Exclude the pictures and return every line exactly as written.
:::
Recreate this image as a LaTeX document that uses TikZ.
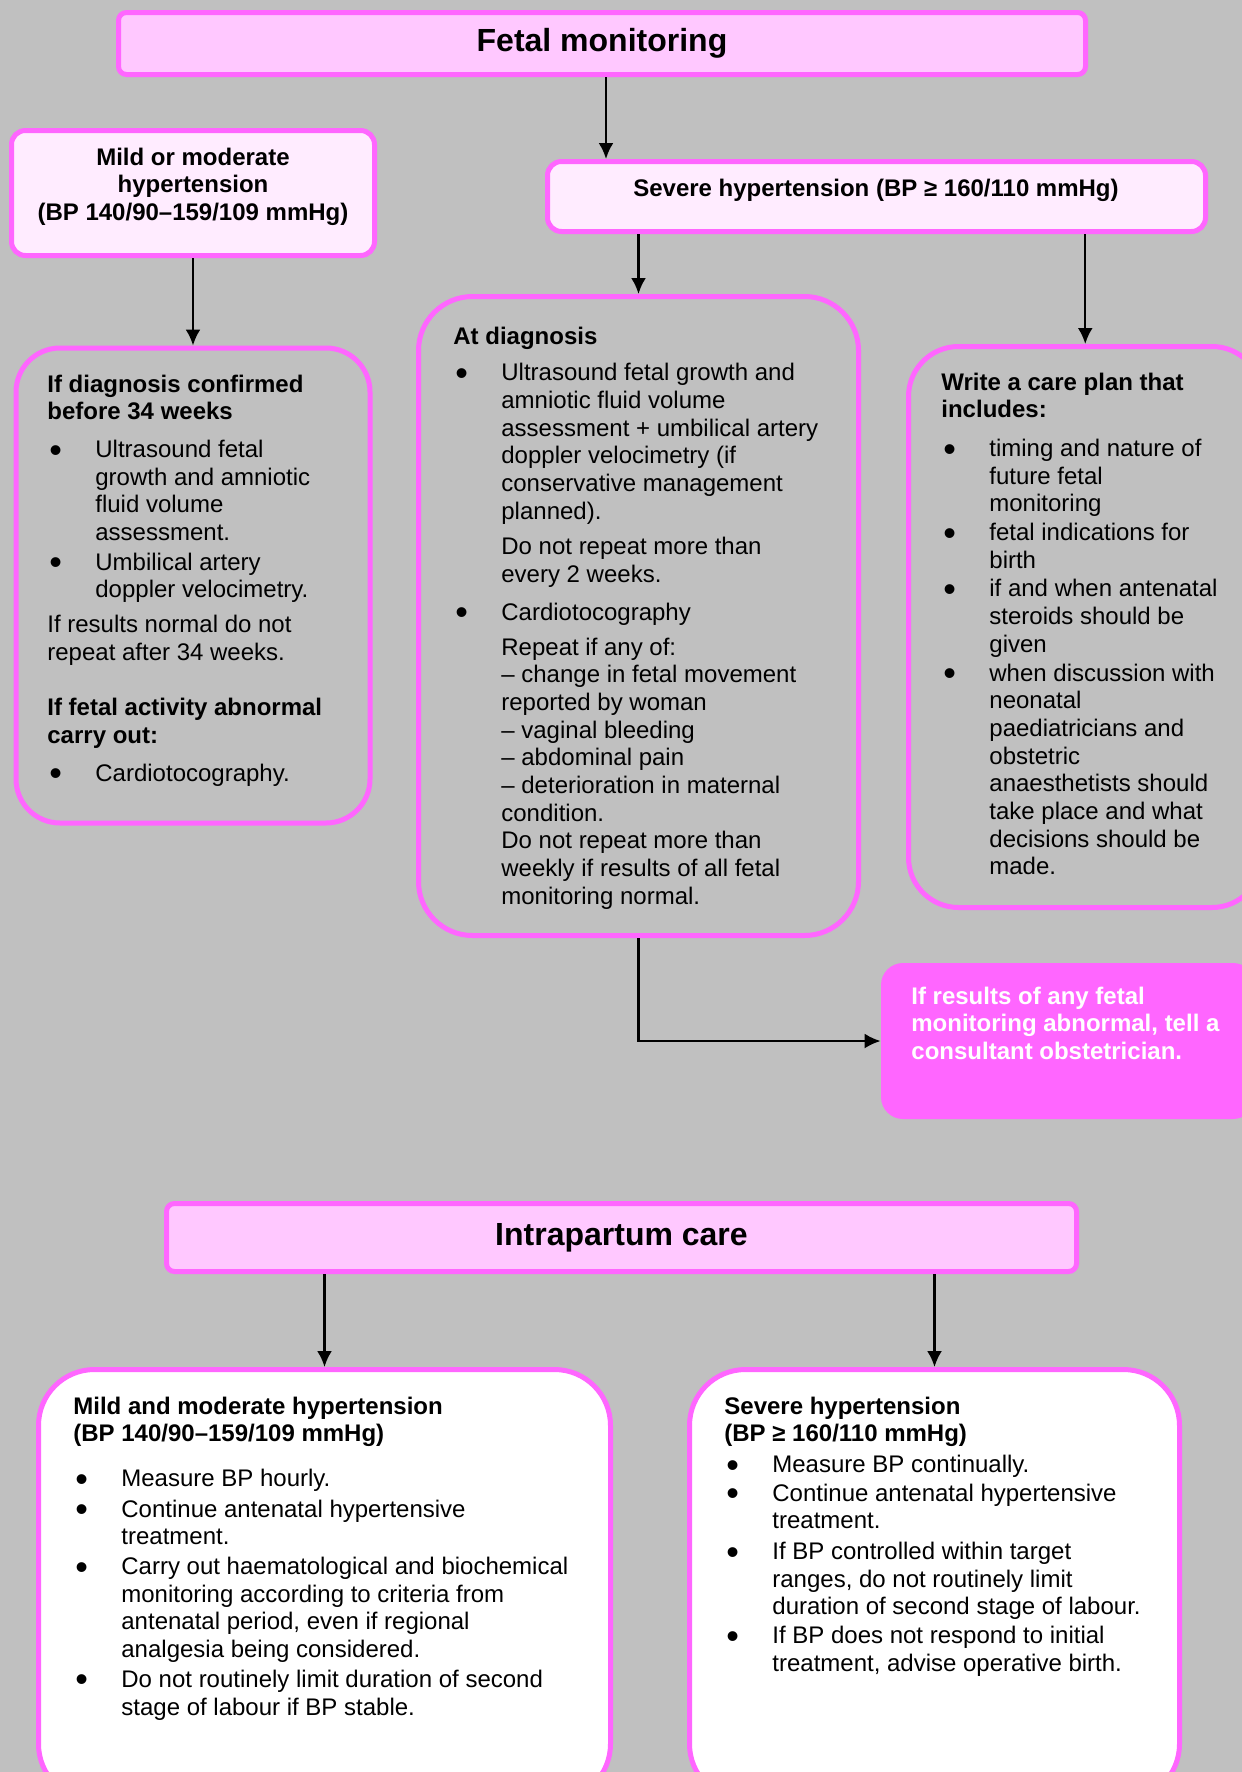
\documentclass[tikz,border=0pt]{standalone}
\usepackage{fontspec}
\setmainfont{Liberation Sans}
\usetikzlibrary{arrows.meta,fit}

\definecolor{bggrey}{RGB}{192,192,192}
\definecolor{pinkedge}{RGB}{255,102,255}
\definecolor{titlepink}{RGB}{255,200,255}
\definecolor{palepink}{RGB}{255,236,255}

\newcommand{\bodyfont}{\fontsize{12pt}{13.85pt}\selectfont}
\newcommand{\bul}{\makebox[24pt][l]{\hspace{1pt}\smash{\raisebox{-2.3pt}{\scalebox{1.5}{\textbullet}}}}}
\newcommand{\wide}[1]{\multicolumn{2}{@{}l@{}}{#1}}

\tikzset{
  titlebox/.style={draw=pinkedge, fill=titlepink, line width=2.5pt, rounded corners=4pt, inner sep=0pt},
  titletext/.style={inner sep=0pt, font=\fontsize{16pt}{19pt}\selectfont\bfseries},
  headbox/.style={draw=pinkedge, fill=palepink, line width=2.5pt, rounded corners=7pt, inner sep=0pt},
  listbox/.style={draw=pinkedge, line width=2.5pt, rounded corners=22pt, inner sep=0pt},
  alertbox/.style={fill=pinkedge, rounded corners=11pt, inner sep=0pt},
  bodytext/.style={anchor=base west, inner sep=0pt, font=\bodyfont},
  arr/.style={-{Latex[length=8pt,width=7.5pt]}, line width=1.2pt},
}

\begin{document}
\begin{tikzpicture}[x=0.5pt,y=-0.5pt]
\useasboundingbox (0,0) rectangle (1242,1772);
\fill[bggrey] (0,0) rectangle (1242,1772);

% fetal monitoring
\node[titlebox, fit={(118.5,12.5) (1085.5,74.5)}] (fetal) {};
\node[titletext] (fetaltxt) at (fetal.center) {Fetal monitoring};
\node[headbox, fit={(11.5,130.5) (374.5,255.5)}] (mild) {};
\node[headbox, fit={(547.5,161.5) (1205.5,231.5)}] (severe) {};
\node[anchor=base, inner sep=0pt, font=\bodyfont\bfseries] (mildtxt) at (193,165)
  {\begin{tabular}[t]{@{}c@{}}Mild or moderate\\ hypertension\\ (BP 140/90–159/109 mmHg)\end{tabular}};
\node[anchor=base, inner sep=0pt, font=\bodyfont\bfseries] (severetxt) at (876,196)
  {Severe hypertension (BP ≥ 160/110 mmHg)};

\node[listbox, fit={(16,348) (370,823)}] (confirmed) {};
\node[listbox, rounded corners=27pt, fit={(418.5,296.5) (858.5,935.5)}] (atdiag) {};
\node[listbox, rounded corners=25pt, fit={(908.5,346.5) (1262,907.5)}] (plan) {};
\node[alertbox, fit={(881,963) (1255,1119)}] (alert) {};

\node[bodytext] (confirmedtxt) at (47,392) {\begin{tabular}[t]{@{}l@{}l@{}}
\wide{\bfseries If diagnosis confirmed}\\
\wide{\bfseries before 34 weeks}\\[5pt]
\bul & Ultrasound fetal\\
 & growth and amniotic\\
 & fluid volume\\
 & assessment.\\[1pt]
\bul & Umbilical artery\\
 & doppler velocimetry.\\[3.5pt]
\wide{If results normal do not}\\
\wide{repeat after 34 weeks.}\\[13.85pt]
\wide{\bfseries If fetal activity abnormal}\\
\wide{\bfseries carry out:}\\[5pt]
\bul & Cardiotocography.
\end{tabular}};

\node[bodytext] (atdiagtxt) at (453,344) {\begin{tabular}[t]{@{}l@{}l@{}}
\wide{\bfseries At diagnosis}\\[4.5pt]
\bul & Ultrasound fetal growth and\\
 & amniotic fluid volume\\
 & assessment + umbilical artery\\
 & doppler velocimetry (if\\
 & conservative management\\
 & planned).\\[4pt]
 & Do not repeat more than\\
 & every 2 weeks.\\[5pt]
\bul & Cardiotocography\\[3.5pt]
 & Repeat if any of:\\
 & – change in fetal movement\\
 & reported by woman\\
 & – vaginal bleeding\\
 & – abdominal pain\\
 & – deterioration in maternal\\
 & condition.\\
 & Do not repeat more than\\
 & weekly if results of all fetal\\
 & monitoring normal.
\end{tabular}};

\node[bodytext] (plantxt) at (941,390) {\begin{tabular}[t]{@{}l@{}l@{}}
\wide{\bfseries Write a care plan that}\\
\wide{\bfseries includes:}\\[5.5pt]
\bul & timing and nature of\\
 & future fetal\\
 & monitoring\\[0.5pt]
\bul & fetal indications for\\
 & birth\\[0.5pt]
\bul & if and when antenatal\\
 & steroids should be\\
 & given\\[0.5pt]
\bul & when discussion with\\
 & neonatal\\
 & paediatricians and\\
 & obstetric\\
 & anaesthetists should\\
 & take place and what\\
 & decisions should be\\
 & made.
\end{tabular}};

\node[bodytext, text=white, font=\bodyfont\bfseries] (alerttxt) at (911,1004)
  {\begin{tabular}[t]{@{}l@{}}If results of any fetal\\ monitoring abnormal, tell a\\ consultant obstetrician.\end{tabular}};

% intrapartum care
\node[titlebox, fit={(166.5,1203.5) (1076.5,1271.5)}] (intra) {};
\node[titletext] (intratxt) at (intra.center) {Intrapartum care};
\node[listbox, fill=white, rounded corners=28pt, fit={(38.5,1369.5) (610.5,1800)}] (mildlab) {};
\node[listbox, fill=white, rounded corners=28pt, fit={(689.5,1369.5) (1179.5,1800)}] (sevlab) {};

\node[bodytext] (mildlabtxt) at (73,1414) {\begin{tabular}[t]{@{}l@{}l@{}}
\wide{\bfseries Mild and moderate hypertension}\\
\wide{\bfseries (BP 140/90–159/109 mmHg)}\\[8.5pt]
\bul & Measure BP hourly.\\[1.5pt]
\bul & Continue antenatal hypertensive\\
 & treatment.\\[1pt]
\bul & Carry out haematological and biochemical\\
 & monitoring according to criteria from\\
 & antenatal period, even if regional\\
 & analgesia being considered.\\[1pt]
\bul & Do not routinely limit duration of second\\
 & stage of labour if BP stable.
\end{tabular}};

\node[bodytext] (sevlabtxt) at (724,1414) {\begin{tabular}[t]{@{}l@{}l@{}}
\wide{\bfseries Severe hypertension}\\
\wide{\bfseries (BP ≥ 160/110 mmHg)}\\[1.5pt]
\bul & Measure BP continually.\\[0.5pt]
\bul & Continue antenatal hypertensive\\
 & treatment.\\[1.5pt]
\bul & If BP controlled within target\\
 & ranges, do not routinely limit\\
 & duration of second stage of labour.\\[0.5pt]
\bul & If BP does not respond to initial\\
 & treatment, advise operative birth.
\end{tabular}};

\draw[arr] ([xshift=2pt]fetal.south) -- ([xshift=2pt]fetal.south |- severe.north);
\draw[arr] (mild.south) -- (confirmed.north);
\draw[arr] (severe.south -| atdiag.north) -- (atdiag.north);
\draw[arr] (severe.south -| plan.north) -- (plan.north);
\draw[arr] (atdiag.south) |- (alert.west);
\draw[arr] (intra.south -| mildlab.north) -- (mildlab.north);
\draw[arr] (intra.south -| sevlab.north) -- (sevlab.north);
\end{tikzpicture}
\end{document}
:::
▸ **Response to this task**:
Recreate this image as a LaTeX document that uses TikZ.
\documentclass[tikz,border=0pt]{standalone}
\usepackage{fontspec}
\setmainfont{Liberation Sans}
\usetikzlibrary{arrows.meta,fit}

\definecolor{bggrey}{RGB}{192,192,192}
\definecolor{pinkedge}{RGB}{255,102,255}
\definecolor{titlepink}{RGB}{255,200,255}
\definecolor{palepink}{RGB}{255,236,255}

\newcommand{\bodyfont}{\fontsize{12pt}{13.85pt}\selectfont}
\newcommand{\bul}{\makebox[24pt][l]{\hspace{1pt}\smash{\raisebox{-2.3pt}{\scalebox{1.5}{\textbullet}}}}}
\newcommand{\wide}[1]{\multicolumn{2}{@{}l@{}}{#1}}

\tikzset{
  titlebox/.style={draw=pinkedge, fill=titlepink, line width=2.5pt, rounded corners=4pt, inner sep=0pt},
  titletext/.style={inner sep=0pt, font=\fontsize{16pt}{19pt}\selectfont\bfseries},
  headbox/.style={draw=pinkedge, fill=palepink, line width=2.5pt, rounded corners=7pt, inner sep=0pt},
  listbox/.style={draw=pinkedge, line width=2.5pt, rounded corners=22pt, inner sep=0pt},
  alertbox/.style={fill=pinkedge, rounded corners=11pt, inner sep=0pt},
  bodytext/.style={anchor=base west, inner sep=0pt, font=\bodyfont},
  arr/.style={-{Latex[length=8pt,width=7.5pt]}, line width=1.2pt},
}

\begin{document}
\begin{tikzpicture}[x=0.5pt,y=-0.5pt]
\useasboundingbox (0,0) rectangle (1242,1772);
\fill[bggrey] (0,0) rectangle (1242,1772);

% fetal monitoring
\node[titlebox, fit={(118.5,12.5) (1085.5,74.5)}] (fetal) {};
\node[titletext] (fetaltxt) at (fetal.center) {Fetal monitoring};
\node[headbox, fit={(11.5,130.5) (374.5,255.5)}] (mild) {};
\node[headbox, fit={(547.5,161.5) (1205.5,231.5)}] (severe) {};
\node[anchor=base, inner sep=0pt, font=\bodyfont\bfseries] (mildtxt) at (193,165)
  {\begin{tabular}[t]{@{}c@{}}Mild or moderate\\ hypertension\\ (BP 140/90–159/109 mmHg)\end{tabular}};
\node[anchor=base, inner sep=0pt, font=\bodyfont\bfseries] (severetxt) at (876,196)
  {Severe hypertension (BP ≥ 160/110 mmHg)};

\node[listbox, fit={(16,348) (370,823)}] (confirmed) {};
\node[listbox, rounded corners=27pt, fit={(418.5,296.5) (858.5,935.5)}] (atdiag) {};
\node[listbox, rounded corners=25pt, fit={(908.5,346.5) (1262,907.5)}] (plan) {};
\node[alertbox, fit={(881,963) (1255,1119)}] (alert) {};

\node[bodytext] (confirmedtxt) at (47,392) {\begin{tabular}[t]{@{}l@{}l@{}}
\wide{\bfseries If diagnosis confirmed}\\
\wide{\bfseries before 34 weeks}\\[5pt]
\bul & Ultrasound fetal\\
 & growth and amniotic\\
 & fluid volume\\
 & assessment.\\[1pt]
\bul & Umbilical artery\\
 & doppler velocimetry.\\[3.5pt]
\wide{If results normal do not}\\
\wide{repeat after 34 weeks.}\\[13.85pt]
\wide{\bfseries If fetal activity abnormal}\\
\wide{\bfseries carry out:}\\[5pt]
\bul & Cardiotocography.
\end{tabular}};

\node[bodytext] (atdiagtxt) at (453,344) {\begin{tabular}[t]{@{}l@{}l@{}}
\wide{\bfseries At diagnosis}\\[4.5pt]
\bul & Ultrasound fetal growth and\\
 & amniotic fluid volume\\
 & assessment + umbilical artery\\
 & doppler velocimetry (if\\
 & conservative management\\
 & planned).\\[4pt]
 & Do not repeat more than\\
 & every 2 weeks.\\[5pt]
\bul & Cardiotocography\\[3.5pt]
 & Repeat if any of:\\
 & – change in fetal movement\\
 & reported by woman\\
 & – vaginal bleeding\\
 & – abdominal pain\\
 & – deterioration in maternal\\
 & condition.\\
 & Do not repeat more than\\
 & weekly if results of all fetal\\
 & monitoring normal.
\end{tabular}};

\node[bodytext] (plantxt) at (941,390) {\begin{tabular}[t]{@{}l@{}l@{}}
\wide{\bfseries Write a care plan that}\\
\wide{\bfseries includes:}\\[5.5pt]
\bul & timing and nature of\\
 & future fetal\\
 & monitoring\\[0.5pt]
\bul & fetal indications for\\
 & birth\\[0.5pt]
\bul & if and when antenatal\\
 & steroids should be\\
 & given\\[0.5pt]
\bul & when discussion with\\
 & neonatal\\
 & paediatricians and\\
 & obstetric\\
 & anaesthetists should\\
 & take place and what\\
 & decisions should be\\
 & made.
\end{tabular}};

\node[bodytext, text=white, font=\bodyfont\bfseries] (alerttxt) at (911,1004)
  {\begin{tabular}[t]{@{}l@{}}If results of any fetal\\ monitoring abnormal, tell a\\ consultant obstetrician.\end{tabular}};

% intrapartum care
\node[titlebox, fit={(166.5,1203.5) (1076.5,1271.5)}] (intra) {};
\node[titletext] (intratxt) at (intra.center) {Intrapartum care};
\node[listbox, fill=white, rounded corners=28pt, fit={(38.5,1369.5) (610.5,1800)}] (mildlab) {};
\node[listbox, fill=white, rounded corners=28pt, fit={(689.5,1369.5) (1179.5,1800)}] (sevlab) {};

\node[bodytext] (mildlabtxt) at (73,1414) {\begin{tabular}[t]{@{}l@{}l@{}}
\wide{\bfseries Mild and moderate hypertension}\\
\wide{\bfseries (BP 140/90–159/109 mmHg)}\\[8.5pt]
\bul & Measure BP hourly.\\[1.5pt]
\bul & Continue antenatal hypertensive\\
 & treatment.\\[1pt]
\bul & Carry out haematological and biochemical\\
 & monitoring according to criteria from\\
 & antenatal period, even if regional\\
 & analgesia being considered.\\[1pt]
\bul & Do not routinely limit duration of second\\
 & stage of labour if BP stable.
\end{tabular}};

\node[bodytext] (sevlabtxt) at (724,1414) {\begin{tabular}[t]{@{}l@{}l@{}}
\wide{\bfseries Severe hypertension}\\
\wide{\bfseries (BP ≥ 160/110 mmHg)}\\[1.5pt]
\bul & Measure BP continually.\\[0.5pt]
\bul & Continue antenatal hypertensive\\
 & treatment.\\[1.5pt]
\bul & If BP controlled within target\\
 & ranges, do not routinely limit\\
 & duration of second stage of labour.\\[0.5pt]
\bul & If BP does not respond to initial\\
 & treatment, advise operative birth.
\end{tabular}};

\draw[arr] ([xshift=2pt]fetal.south) -- ([xshift=2pt]fetal.south |- severe.north);
\draw[arr] (mild.south) -- (confirmed.north);
\draw[arr] (severe.south -| atdiag.north) -- (atdiag.north);
\draw[arr] (severe.south -| plan.north) -- (plan.north);
\draw[arr] (atdiag.south) |- (alert.west);
\draw[arr] (intra.south -| mildlab.north) -- (mildlab.north);
\draw[arr] (intra.south -| sevlab.north) -- (sevlab.north);
\end{tikzpicture}
\end{document}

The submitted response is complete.